The Urgency of the President's Council for Faith Based and Neighborhood Partnerships

12/24/2008 05:12 am ET | Updated Nov 17, 2011

As Barack Obama appoints his cabinet there is one area upon which the president-elect and his aides, as well as the media have been largely silent - the President's Council for Faith Based and Neighborhood Partnerships. In a speech on Faith Based Initiatives given on July 1, 2008 in Zanesville, Ohio, Obama said that that faith and values can be "the foundation of a new project of American renewal." Obama reached out to religious communities and individuals during the campaign and, aside from white evangelicals, he carried every religious grouping in America. The president elect enjoys substantial good will among these groups who are waiting to see how our multi-faith coalition will be leveraged to work for the common good in his administration.

This is especially pressing during this economic crisis. Living in Princeton just 15 minutes from Trenton, New Jersey, I am aware that religiously based charities such as The Crisis Ministry, Trenton Area Soup Kitchen, and St. Francis Inn are in dire need of resources as the cupboards are bare just as more people are coming for help every day. As part of Obama's push towards economic recovery, it is essential that he move swiftly to enlist and support religious allies: not only in helping the most vulnerable of our society, but also to provide a moral compass for the national agenda so that the poor are not forgotten in our haste to assist the middle and upper classes.

In addition to offering direct services to those in need, The President's Council for Faith Based and Neighborhood Partnerships also has the potential to model inter and intra religious cooperation. Most agree that the religious freedom enjoyed in America is unparalleled and that our county is a great place to practice faiths of all persuasions. The Council can be case-in-point number one for the President to promote the benefits of a religiously pluralistic society to skeptics both domestically and internationally. The Council should be staffed with people from a range of religious traditions and encourage joint projects between faith communities that offer new and effective programs to serve the poor and educate our youth. The President's council can be the place where the torn fabric of our society is woven back together even stronger by including the enduring threads from all of the religious traditions that thrive here.

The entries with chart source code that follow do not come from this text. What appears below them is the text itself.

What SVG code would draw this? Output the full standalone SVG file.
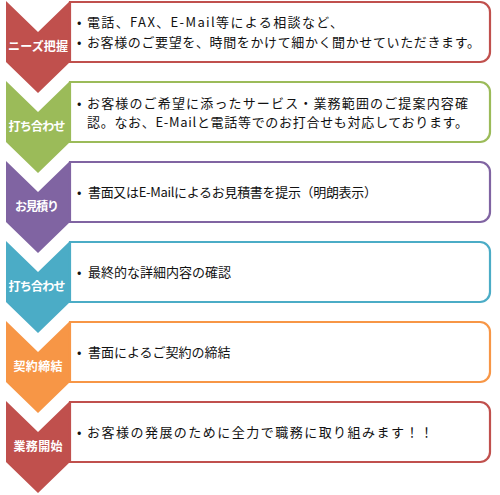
<svg xmlns="http://www.w3.org/2000/svg" width="500" height="495" viewBox="0 0 500 495">
<defs>
<style>
.lbl{font-family:"Noto Sans CJK JP","Noto Sans",sans-serif;font-size:12px;font-weight:bold;fill:#fff;text-anchor:middle}
.t{font-family:"Noto Sans CJK JP","Noto Sans",sans-serif;font-size:13px;fill:#111}
.box{fill:#fff;stroke-width:2.2}
</style>
<path id="chev" d="M0,0 L32,31 L64,0 L64,61 L32,92 L0,61 Z"/>
<path id="bx" d="M70,0 H480 A10,10 0 0 1 490,10 V50 A10,10 0 0 1 480,60 H70 Z"/>
</defs>
<rect width="500" height="495" fill="#fff"/>
<g id="step1">
<use href="#chev" x="6" y="1" fill="#C0504D"/>
<use href="#bx" x="0" y="2" class="box" stroke="#C0504D"/>
<text class="lbl" x="38" y="51" textLength="60">ニーズ把握</text>
<text class="t" x="77" y="27">•</text><text class="t" x="87" y="27" textLength="256">電話、FAX、E-Mail等による相談など、</text>
<text class="t" x="77" y="47">•</text><text class="t" x="87" y="47" textLength="393">お客様のご要望を、時間をかけて細かく聞かせていただきます。</text>
</g>
<g id="step2">
<use href="#chev" x="6" y="81" fill="#9BBB59"/>
<use href="#bx" x="0" y="82" class="box" stroke="#9BBB59"/>
<text class="lbl" x="37" y="131" textLength="57">打ち合わせ</text>
<text class="t" x="77" y="108">•</text><text class="t" x="87" y="108" textLength="381">お客様のご希望に添ったサービス・業務範囲のご提案内容確</text>
<text class="t" x="87" y="127" textLength="381">認。なお、E-Mailと電話等でのお打合せも対応しております。</text>
</g>
<g id="step3">
<use href="#chev" x="6" y="161" fill="#8064A2"/>
<use href="#bx" x="0" y="162" class="box" stroke="#8064A2"/>
<text class="lbl" x="37" y="211" textLength="44">お見積り</text>
<text class="t" x="77" y="197">•</text><text class="t" x="88" y="197" textLength="289">書面又はE-Mailによるお見積書を提示（明朗表示）</text>
</g>
<g id="step4">
<use href="#chev" x="6" y="241" fill="#4BACC6"/>
<use href="#bx" x="0" y="242" class="box" stroke="#4BACC6"/>
<text class="lbl" x="37" y="291" textLength="57">打ち合わせ</text>
<text class="t" x="77" y="277">•</text><text class="t" x="88" y="277">最終的な詳細内容の確認</text>
</g>
<g id="step5">
<use href="#chev" x="6" y="321" fill="#F79646"/>
<use href="#bx" x="0" y="322" class="box" stroke="#F79646"/>
<text class="lbl" x="38" y="371" textLength="49">契約締結</text>
<text class="t" x="77" y="357">•</text><text class="t" x="88" y="357">書面によるご契約の締結</text>
</g>
<g id="step6">
<use href="#chev" x="6" y="401" fill="#C0504D"/>
<use href="#bx" x="0" y="402" class="box" stroke="#C0504D"/>
<text class="lbl" x="38" y="451" textLength="49">業務開始</text>
<text class="t" x="77" y="437">•</text><text class="t" x="87" y="437" textLength="346">お客様の発展のために全力で職務に取り組みます！！</text>
</g>
<g id="connectors"/>
</svg>
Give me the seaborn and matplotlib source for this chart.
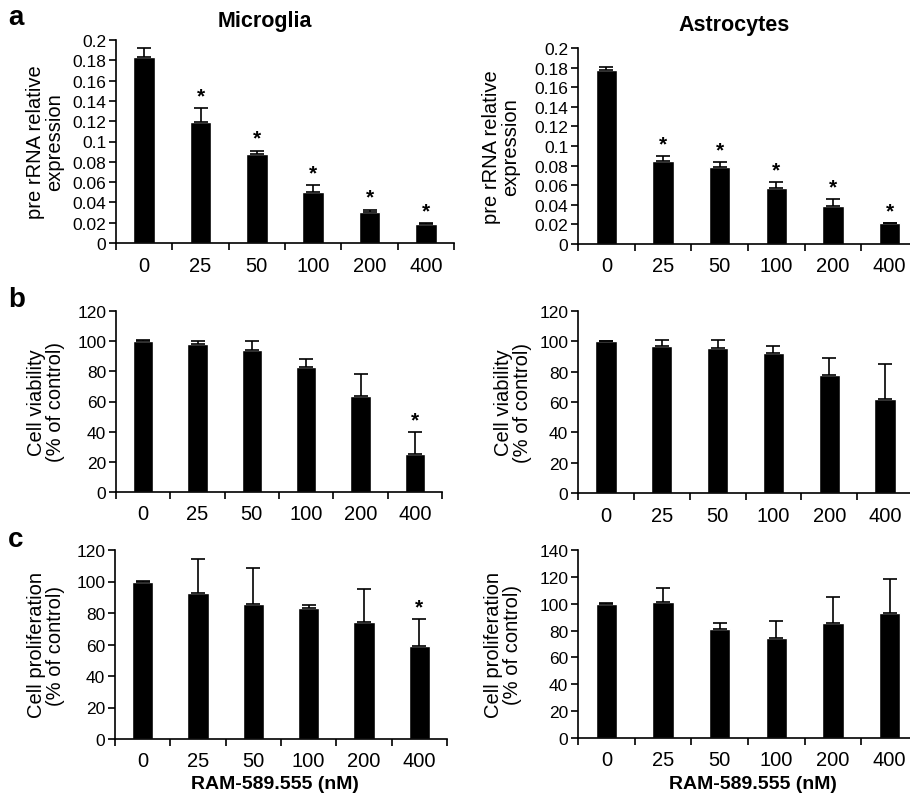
import numpy as np
import pandas as pd
import matplotlib
matplotlib.use("Agg")
import matplotlib.pyplot as plt
import seaborn as sns

# doses (nM)
doses = ["0", "25", "50", "100", "200", "400"]

# a: pre rRNA relative expression
mg_rrna = [0.183, 0.119, 0.088, 0.050, 0.031, 0.019]
mg_rrna_err = [0.009, 0.014, 0.003, 0.007, 0.002, 0.0007]
as_rrna = [0.178, 0.085, 0.079, 0.057, 0.039, 0.021]
as_rrna_err = [0.003, 0.005, 0.005, 0.006, 0.0065, 0.0007]

# b: cell viability (% of control)
mg_viab = [100, 98, 94, 83, 63.5, 25.5]
mg_viab_err = [0.5, 2.3, 6.3, 5.0, 15.0, 14.0]
as_viab = [100, 96.7, 95.8, 92.5, 78, 62]
as_viab_err = [0.5, 4.4, 5.3, 4.5, 11, 23]

# c: cell proliferation (% of control)
mg_prol = [100, 92.5, 86, 83, 74.5, 59]
mg_prol_err = [0.4, 22, 22.8, 2.2, 21, 17.3]
as_prol = [100, 101.3, 81, 74.7, 85.6, 93.2]
as_prol_err = [0.4, 10.2, 5, 12.4, 19.5, 25]

# significance marks
mg_rrna_sig = [False, True, True, True, True, True]
as_rrna_sig = [False, True, True, True, True, True]
mg_viab_sig = [False, False, False, False, False, True]
as_viab_sig = [False] * 6
mg_prol_sig = [False, False, False, False, False, True]
as_prol_sig = [False] * 6

sns.set_style("ticks")
plt.rcParams["font.family"] = ["Liberation Sans", "DejaVu Sans"]
plt.rcParams.update({
    "axes.linewidth": 1.2,
    "axes.edgecolor": "black",
    "text.color": "black",
    "axes.labelcolor": "black",
    "xtick.color": "black",
    "ytick.color": "black",
})

fig = plt.figure(figsize=(9.1, 8.04), dpi=100)


def bar_panel(rect, vals, errs, sig, ylim, yticks, ylabel, yfmt=None):
    ax = fig.add_axes(rect)
    df = pd.DataFrame({"dose": doses, "value": vals})
    sns.barplot(data=df, x="dose", y="value", order=doses, color="black",
                saturation=1, width=0.38, errorbar=None, ax=ax)
    x = np.arange(len(doses))
    ax.errorbar(x, vals, yerr=[np.zeros(len(vals)), errs], fmt="none",
                ecolor="black", elinewidth=1.2, capsize=5, capthick=1.2)
    for xi, v, e, s in zip(x, vals, errs, sig):
        if s:
            ax.annotate("*", (xi, v + e), xytext=(0, 2), textcoords="offset points",
                        ha="center", va="bottom", fontsize=15, fontweight="bold")
    ax.set_xlim(-0.5, len(doses) - 0.5)
    ax.set_ylim(*ylim)
    ax.set_yticks(yticks)
    if yfmt:
        ax.set_yticklabels([yfmt(t) for t in yticks])
    # ticks between categories, labels under bars
    ax.set_xticks(np.arange(-0.5, len(doses), 1))
    ax.set_xticklabels([])
    ax.set_xticks(x, minor=True)
    ax.set_xticklabels(doses, minor=True)
    ax.tick_params(axis="x", which="major", length=5, width=1.2, direction="out")
    ax.tick_params(axis="x", which="minor", length=0, pad=9, labelsize=14.5)
    ax.tick_params(axis="y", length=5, width=1.2, direction="out", labelsize=12.5, pad=2)
    ax.set_xlabel("")
    ax.set_ylabel(ylabel, fontsize=14.5, linespacing=1.0)
    sns.despine(ax=ax)
    return ax


def fmt_small(t):
    return "0" if t == 0 else ("%g" % round(t, 2))


W, H = 910, 804


def rect(x0, x1, ytop, ybot):
    return [x0 / W, 1 - ybot / H, (x1 - x0) / W, (ybot - ytop) / H]


rrna_ticks = np.round(np.arange(0, 0.201, 0.02), 2)

ax1 = bar_panel(rect(116, 454, 41, 244), mg_rrna, mg_rrna_err, mg_rrna_sig,
                (0, 0.2), rrna_ticks, "pre rRNA relative\nexpression", fmt_small)
ax2 = bar_panel(rect(578, 918, 49, 245), as_rrna, as_rrna_err, as_rrna_sig,
                (0, 0.2), rrna_ticks, "pre rRNA relative\nexpression", fmt_small)
ax3 = bar_panel(rect(116, 442, 312, 493), mg_viab, mg_viab_err, mg_viab_sig,
                (0, 120), np.arange(0, 121, 20), "Cell viability\n(% of control)")
ax4 = bar_panel(rect(578, 913, 312, 494), as_viab, as_viab_err, as_viab_sig,
                (0, 120), np.arange(0, 121, 20), "Cell viability\n(% of control)")
ax5 = bar_panel(rect(115, 447, 551, 740), mg_prol, mg_prol_err, mg_prol_sig,
                (0, 120), np.arange(0, 121, 20), "Cell proliferation\n(% of control)")
ax6 = bar_panel(rect(578, 918, 551, 739), as_prol, as_prol_err, as_prol_sig,
                (0, 140), np.arange(0, 141, 20), "Cell proliferation\n(% of control)")

for ax, xc in ((ax1, 45), (ax2, 501), (ax3, 46), (ax4, 513), (ax5, 46), (ax6, 503)):
    pos = ax.get_position()
    ax.yaxis.set_label_coords((xc / W - pos.x0) / pos.width, 0.5)
    ax.yaxis.label.set_verticalalignment("center")

fig.text(265 / W, 1 - 22 / H, "Microglia", ha="center", va="center",
         fontsize=15.5, fontweight="bold")
fig.text(734 / W, 1 - 25 / H, "Astrocytes", ha="center", va="center",
         fontsize=15.5, fontweight="bold")
for label, yy in (("a", 18), ("b", 300), ("c", 540)):
    fig.text(8 / W, 1 - yy / H, label, ha="left", va="center",
             fontsize=20, fontweight="bold")
fig.text(275 / W, 1 - 785 / H, "RAM-589.555 (nM)", ha="center", va="center",
         fontsize=14, fontweight="bold")
fig.text(753 / W, 1 - 785 / H, "RAM-589.555 (nM)", ha="center", va="center",
         fontsize=14, fontweight="bold")

fig.savefig("out.png", dpi=100)
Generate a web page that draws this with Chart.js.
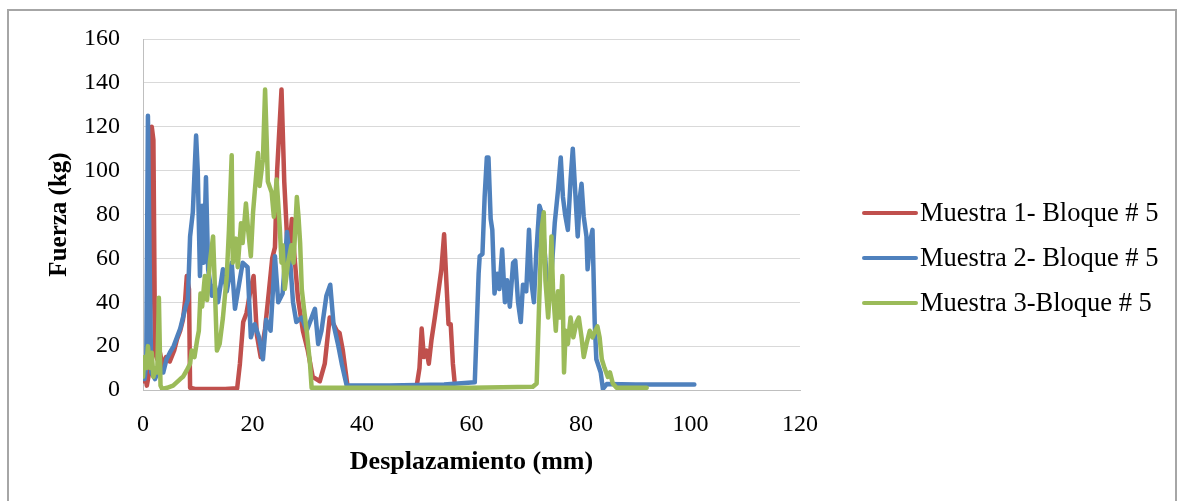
<!DOCTYPE html>
<html lang="es">
<head>
<meta charset="UTF-8">
<title>Fuerza vs desplazamiento - Bloque # 5</title>
<script src="https://cdn.jsdelivr.net/npm/chart.js"></script>
<style>
    body {
        margin: 0;
        background: #fff;
        font-family: 'Liberation Serif', 'Times New Roman', serif;
    }
    #wrap {
        position: relative;
        width: 1178px;
        height: 501px;
        overflow: hidden;
    }
    #marco {
        position: absolute;
        left: 7px;
        top: 9px;
        width: 1170px;
        height: 500px;
        border: 2px solid #a6a6a6;
        box-sizing: border-box;
        pointer-events: none;
    }
    #leyenda {
        position: absolute;
        left: 862px;
        top: 190px;
    }
    .item {
        display: flex;
        align-items: center;
        height: 45px;
        font-size: 26.5px;
        color: #000;
        white-space: nowrap;
    }
    .linea {
        display: inline-block;
        width: 56px;
        height: 4px;
        border-radius: 2px;
        margin-right: 2px;
    }
</style>
</head>
<body>
<div id="wrap">
    <canvas id="grafico" width="1178" height="501"></canvas>
    <div id="marco"></div>
    <div id="leyenda"></div>
</div>

<script>
    // [desplazamiento (mm), fuerza (kg)]
    const muestra1 = [
        [0, 4], [0.4, 7], [0.7, 2], [1.2, 9], [1.6, 120], [1.9, 114], [2.2, 17], [2.6, 14],
        [3.1, 17], [3.6, 11], [4.2, 15], [4.9, 13], [5.7, 18], [6.2, 23], [6.8, 27], [7.3, 32],
        [7.7, 41], [8.0, 52], [8.4, 46], [8.6, 1], [9.5, 0.5], [12, 0.5], [15, 0.5], [17.2, 0.8],
        [17.7, 12], [18.3, 31], [18.9, 35], [19.6, 45], [20.2, 52], [20.8, 25], [21.5, 15], [22.3, 28],
        [23.0, 45], [23.6, 60], [24.1, 65], [24.5, 100], [25.3, 137], [25.8, 95], [26.2, 75],
        [26.5, 58], [27.2, 78], [27.6, 63], [28.3, 42], [29.2, 27], [30.1, 18], [31.0, 6], [32.3, 4],
        [33.2, 12], [34.1, 33], [34.8, 30], [35.4, 27], [35.9, 26], [36.5, 18], [37.4, 1], [40, 1.2],
        [45, 1.5], [50.0, 2], [50.5, 10], [50.9, 28], [51.3, 15], [51.8, 18], [52.2, 12], [52.7, 23],
        [53.3, 33], [53.8, 42], [54.5, 55], [55.0, 71], [55.4, 50], [55.8, 30], [56.2, 30], [56.6, 12],
        [56.9, 4]
    ];
    const muestra2 = [
        [0, 10], [0.3, 5], [0.6, 12], [0.9, 125], [1.2, 60], [1.5, 8], [2.2, 5], [3, 10],
        [3.7, 8], [4.3, 14], [4.9, 17], [5.6, 20], [6.2, 24], [6.8, 28], [7.3, 33], [7.8, 38],
        [8.2, 41], [8.6, 70], [9.1, 81], [9.7, 116], [10, 100], [10.4, 52], [10.8, 84], [11.1, 58],
        [11.5, 97], [11.9, 55], [12.6, 43], [13.1, 48], [13.7, 40], [14.6, 55], [15.3, 45], [16.2, 58],
        [16.8, 37], [17.4, 46], [18.2, 58], [19.1, 56], [19.7, 24], [20.4, 30], [21.2, 24], [21.9, 14],
        [22.5, 32], [23.3, 27], [24.1, 61], [24.7, 40], [25.5, 44], [26.3, 72], [26.9, 58], [27.4, 40],
        [28, 31], [29, 33], [29.9, 27], [30.8, 33], [31.4, 37], [32, 21], [32.6, 27], [33.5, 43],
        [34.2, 48], [34.8, 30], [35.6, 21], [36.3, 12], [37.2, 2], [45, 2], [55, 2.5], [60.6, 3.5],
        [61.3, 53], [61.5, 61], [62, 62], [62.4, 88], [62.8, 106], [63.1, 106], [63.5, 78], [63.8, 73],
        [64.2, 44], [64.7, 53], [65.1, 46], [65.6, 64], [66.1, 40], [66.5, 50], [67, 38], [67.6, 58],
        [68, 59], [68.5, 40], [69, 31], [69.4, 48], [70, 45], [70.5, 73], [70.9, 50], [71.4, 40],
        [71.8, 61], [72.4, 84], [72.9, 80], [73.4, 62], [74, 43], [74.6, 53], [75.2, 76], [75.8, 91],
        [76.3, 106], [76.7, 88], [77.1, 80], [77.6, 73], [78.1, 96], [78.5, 110], [79, 88], [79.4, 70],
        [79.8, 88], [80.1, 94], [80.5, 79], [81, 70], [81.2, 55], [81.7, 68], [82.1, 73], [82.5, 31],
        [82.8, 14], [83.6, 8], [84, 0.5], [84.7, 2.7], [90, 2.5], [100.7, 2.5]
    ];
    const muestra3 = [
        [0, 6], [0.3, 15], [0.6, 10], [0.9, 20], [1.3, 10], [1.6, 17], [1.9, 6], [2.3, 10],
        [2.6, 8], [2.9, 42], [3.2, 2], [3.5, 0.5], [4.4, 1], [5.5, 2], [6.8, 5], [7.3, 6],
        [8, 9], [8.6, 12], [8.9, 18], [9.4, 15], [9.9, 23], [10.2, 27], [10.5, 44], [10.8, 38],
        [11.3, 52], [11.7, 41], [12.2, 58], [12.8, 70], [13.1, 49], [13.5, 18], [14, 21], [14.6, 33],
        [15.3, 52], [15.7, 73], [16.2, 107], [16.4, 58], [17, 69], [17.3, 56], [17.9, 76], [18.2, 67],
        [18.8, 85], [19.2, 73], [19.7, 61], [20.1, 81], [20.6, 96], [21, 108], [21.3, 93], [21.9, 105],
        [22.3, 137], [22.6, 113], [22.8, 95], [23.5, 90], [23.9, 79], [24.4, 96], [24.7, 85], [25, 73],
        [25.3, 58], [25.5, 66], [25.9, 46], [26.5, 58], [27.1, 66], [27.5, 58], [28.1, 88], [28.4, 79],
        [28.7, 67], [29, 46], [29.4, 37], [29.9, 27], [30.5, 12], [30.8, 1], [40, 1], [50, 1],
        [60, 1], [71.2, 1.5], [71.9, 3], [72.3, 35], [72.8, 73], [73.2, 81], [73.5, 50], [74, 33],
        [74.3, 45], [74.6, 70], [74.9, 45], [75.4, 27], [75.8, 45], [76.2, 33], [76.6, 52], [76.9, 8],
        [77.2, 27], [77.6, 21], [78.1, 33], [78.6, 24], [79.2, 31], [79.6, 33], [80.1, 24], [80.5, 15],
        [81, 21], [81.6, 27], [82.1, 24], [82.6, 27], [83, 29], [83.4, 24], [83.8, 14], [84.3, 10],
        [84.9, 6], [85.3, 8], [85.8, 3], [86.5, 1], [92, 1]
    ];

    const nombres = ['Muestra 1- Bloque # 5', 'Muestra 2- Bloque # 5', 'Muestra 3-Bloque # 5'];
    const colores = ['#C0504D', '#4F81BD', '#9BBB59'];
    const ejeX = { min: 0, max: 120, paso: 20, titulo: 'Desplazamiento (mm)' };
    const ejeY = { min: 0, max: 160, paso: 20, titulo: 'Fuerza (kg)' };

    const serif = "'Liberation Serif', 'Times New Roman', serif";
    const aPuntos = pares => pares.map(([x, y]) => ({ x, y }));

    const datasets = [muestra1, muestra2, muestra3].map((serie, i) => ({
        label: nombres[i],
        data: aPuntos(serie),
        borderColor: colores[i],
        backgroundColor: colores[i],
        borderWidth: 4.5,
        pointRadius: 0,
        tension: 0,
        borderJoinStyle: 'round',
        borderCapStyle: 'round',
        order: 3 - i   // la última serie queda encima
    }));

    const grafico = new Chart(document.getElementById('grafico'), {
        type: 'line',
        data: { datasets },
        options: {
            responsive: false,
            animation: false,
            layout: { padding: { left: 0, top: 39, right: 378, bottom: 0 } },
            plugins: {
                legend: { display: false },
                tooltip: { enabled: false }
            },
            scales: {
                x: {
                    type: 'linear',
                    min: ejeX.min,
                    max: ejeX.max,
                    afterFit: s => { s.height = 111; },
                    grid: { display: false, drawTicks: false },
                    border: { color: '#bfbfbf', width: 1 },
                    ticks: {
                        stepSize: ejeX.paso,
                        padding: 20,
                        color: '#000',
                        font: { family: serif, size: 24 }
                    },
                    title: {
                        display: true,
                        text: ejeX.titulo,
                        color: '#000',
                        padding: { top: 0, bottom: 23 },
                        font: { family: serif, size: 26, weight: 'bold' }
                    }
                },
                y: {
                    min: ejeY.min,
                    max: ejeY.max,
                    afterFit: s => { s.width = 143; },
                    grid: { color: '#d9d9d9', lineWidth: 1, drawTicks: false },
                    border: { color: '#bfbfbf', width: 1 },
                    ticks: {
                        stepSize: ejeY.paso,
                        padding: 23,
                        color: '#000',
                        font: { family: serif, size: 24 }
                    },
                    title: {
                        display: true,
                        text: ejeY.titulo,
                        color: '#000',
                        padding: { top: 45, bottom: 0 },
                        font: { family: serif, size: 25, weight: 'bold' }
                    }
                }
            }
        }
    });

    // leyenda a la derecha, armada con los mismos datasets
    const leyenda = document.getElementById('leyenda');
    grafico.data.datasets.forEach(ds => {
        const fila = document.createElement('div');
        fila.className = 'item';
        fila.innerHTML = `<span class="linea" style="background:${ds.borderColor}"></span>${ds.label}`;
        leyenda.appendChild(fila);
    });
</script>
</body>
</html>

There are still some difficult questions facing the President's Council for Faith Based and Neighborhood Partnerships. This initiative will have to be depoliticized so that all religious groups feel equally valued within the White House. This means maintaining relationships with worthy current beneficiaries while forging new contacts with the entire range of religious groups who can effectively reach the most vulnerable. Using the monies from President's Council to reward political partisanship must stop, and not merely be mirrored towards Democratic leaning religious groups. Perhaps most sticky of all is the question of non-discriminatory hiring. If a group maintains their right not to hire say, a Muslim or a homosexual, then the President will have to draw on his time as a constitutional law professor to either draw the line, or at least make sure that there is equitable outreach to the Muslim and gay religious communities to make sure that they realize that the Council is a resource for all Americans. Of course, none of these problems are insurmountable for a religiously sensitive, fair and pragmatic administration.

There is enormous enthusiasm and hope in America right now, even within this difficult time. The religious community is praying for you Mr. President Elect. All hands are on deck as you requested. We are waiting.